Work instructions ▸
Only the number is wanted: how many lines contain the word "this"?

Exercise inputs ▸

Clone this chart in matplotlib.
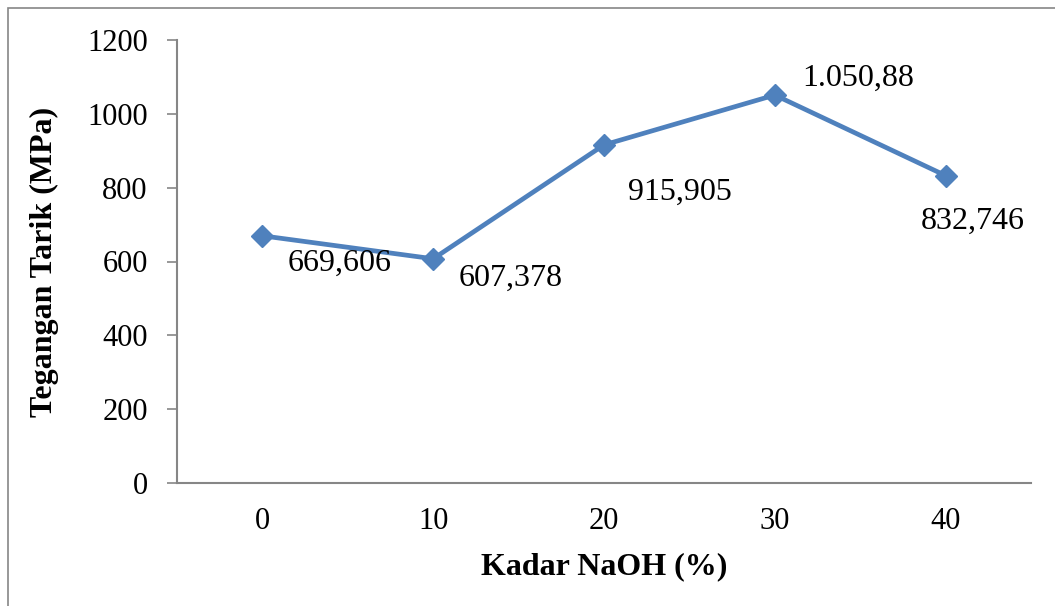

* * *

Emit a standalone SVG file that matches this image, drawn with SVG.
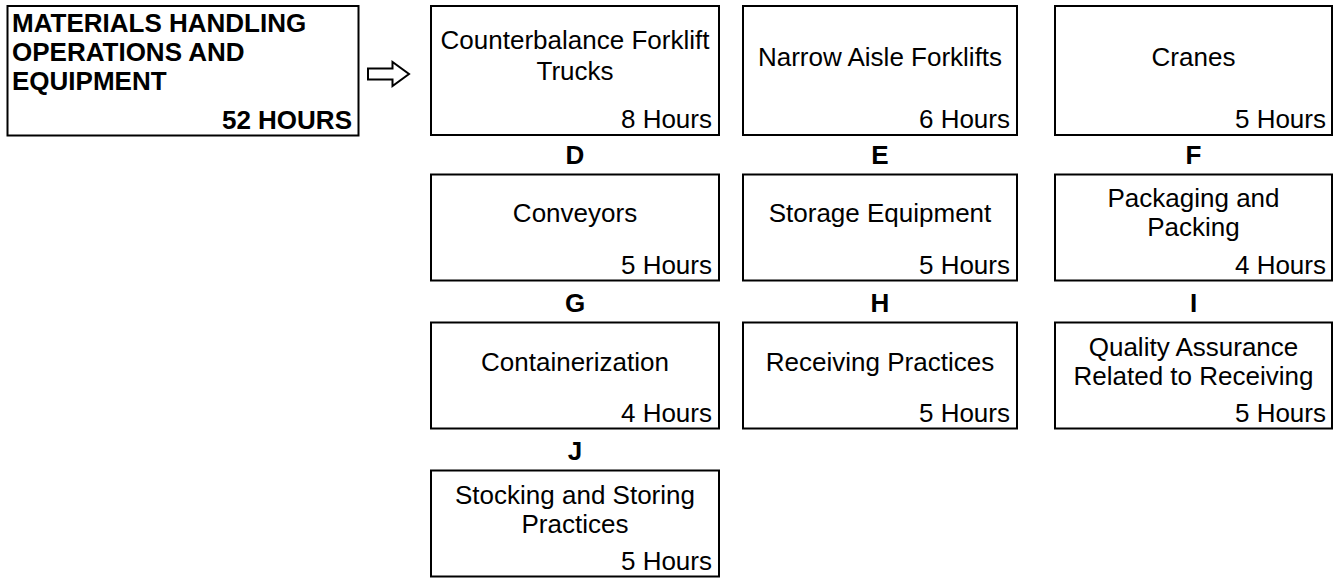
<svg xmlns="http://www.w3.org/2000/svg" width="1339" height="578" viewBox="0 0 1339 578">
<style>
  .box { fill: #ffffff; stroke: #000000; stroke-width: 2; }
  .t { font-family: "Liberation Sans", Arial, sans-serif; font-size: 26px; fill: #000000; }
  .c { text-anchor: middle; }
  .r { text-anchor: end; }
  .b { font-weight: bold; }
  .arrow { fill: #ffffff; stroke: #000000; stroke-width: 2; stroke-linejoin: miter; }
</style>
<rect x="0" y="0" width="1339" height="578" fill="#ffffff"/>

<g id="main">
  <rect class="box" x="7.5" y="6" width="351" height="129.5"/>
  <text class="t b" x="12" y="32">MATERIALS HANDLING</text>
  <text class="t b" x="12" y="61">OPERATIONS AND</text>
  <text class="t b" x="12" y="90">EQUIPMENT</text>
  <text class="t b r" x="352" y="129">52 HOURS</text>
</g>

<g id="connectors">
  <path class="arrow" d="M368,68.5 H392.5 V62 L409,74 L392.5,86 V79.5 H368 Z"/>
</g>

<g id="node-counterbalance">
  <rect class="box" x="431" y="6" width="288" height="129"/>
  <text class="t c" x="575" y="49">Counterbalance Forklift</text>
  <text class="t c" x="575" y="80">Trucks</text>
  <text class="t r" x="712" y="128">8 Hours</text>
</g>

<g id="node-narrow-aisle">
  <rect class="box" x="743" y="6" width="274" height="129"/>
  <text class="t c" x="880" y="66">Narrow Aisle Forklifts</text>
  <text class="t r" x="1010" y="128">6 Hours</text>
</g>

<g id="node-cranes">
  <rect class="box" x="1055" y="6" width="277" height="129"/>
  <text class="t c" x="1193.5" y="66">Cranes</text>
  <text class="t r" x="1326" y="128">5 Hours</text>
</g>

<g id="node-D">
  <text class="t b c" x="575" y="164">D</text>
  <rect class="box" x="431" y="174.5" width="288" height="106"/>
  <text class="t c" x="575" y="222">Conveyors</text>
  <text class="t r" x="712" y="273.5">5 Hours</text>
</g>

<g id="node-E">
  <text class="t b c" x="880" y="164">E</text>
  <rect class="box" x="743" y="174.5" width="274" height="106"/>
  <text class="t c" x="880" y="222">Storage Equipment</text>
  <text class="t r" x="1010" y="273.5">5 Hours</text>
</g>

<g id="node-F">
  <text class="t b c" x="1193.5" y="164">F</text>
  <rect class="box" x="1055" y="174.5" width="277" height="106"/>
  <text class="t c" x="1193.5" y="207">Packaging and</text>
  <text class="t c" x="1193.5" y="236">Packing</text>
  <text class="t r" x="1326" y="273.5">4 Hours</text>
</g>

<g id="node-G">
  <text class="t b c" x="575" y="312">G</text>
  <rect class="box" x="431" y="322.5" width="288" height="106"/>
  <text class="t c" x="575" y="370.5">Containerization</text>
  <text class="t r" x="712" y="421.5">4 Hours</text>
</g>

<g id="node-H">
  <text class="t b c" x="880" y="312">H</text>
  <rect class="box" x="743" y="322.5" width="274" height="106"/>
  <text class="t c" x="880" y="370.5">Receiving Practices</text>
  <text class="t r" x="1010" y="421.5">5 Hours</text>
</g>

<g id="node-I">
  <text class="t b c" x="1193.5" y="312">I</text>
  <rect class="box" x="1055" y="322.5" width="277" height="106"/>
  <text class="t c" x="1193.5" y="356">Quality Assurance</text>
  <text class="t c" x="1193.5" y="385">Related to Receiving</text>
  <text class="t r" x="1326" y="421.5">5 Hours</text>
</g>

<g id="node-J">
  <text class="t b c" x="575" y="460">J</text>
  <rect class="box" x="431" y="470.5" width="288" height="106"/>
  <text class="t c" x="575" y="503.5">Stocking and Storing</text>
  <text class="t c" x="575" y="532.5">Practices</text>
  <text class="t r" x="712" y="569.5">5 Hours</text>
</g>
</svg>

Final answer ▸
2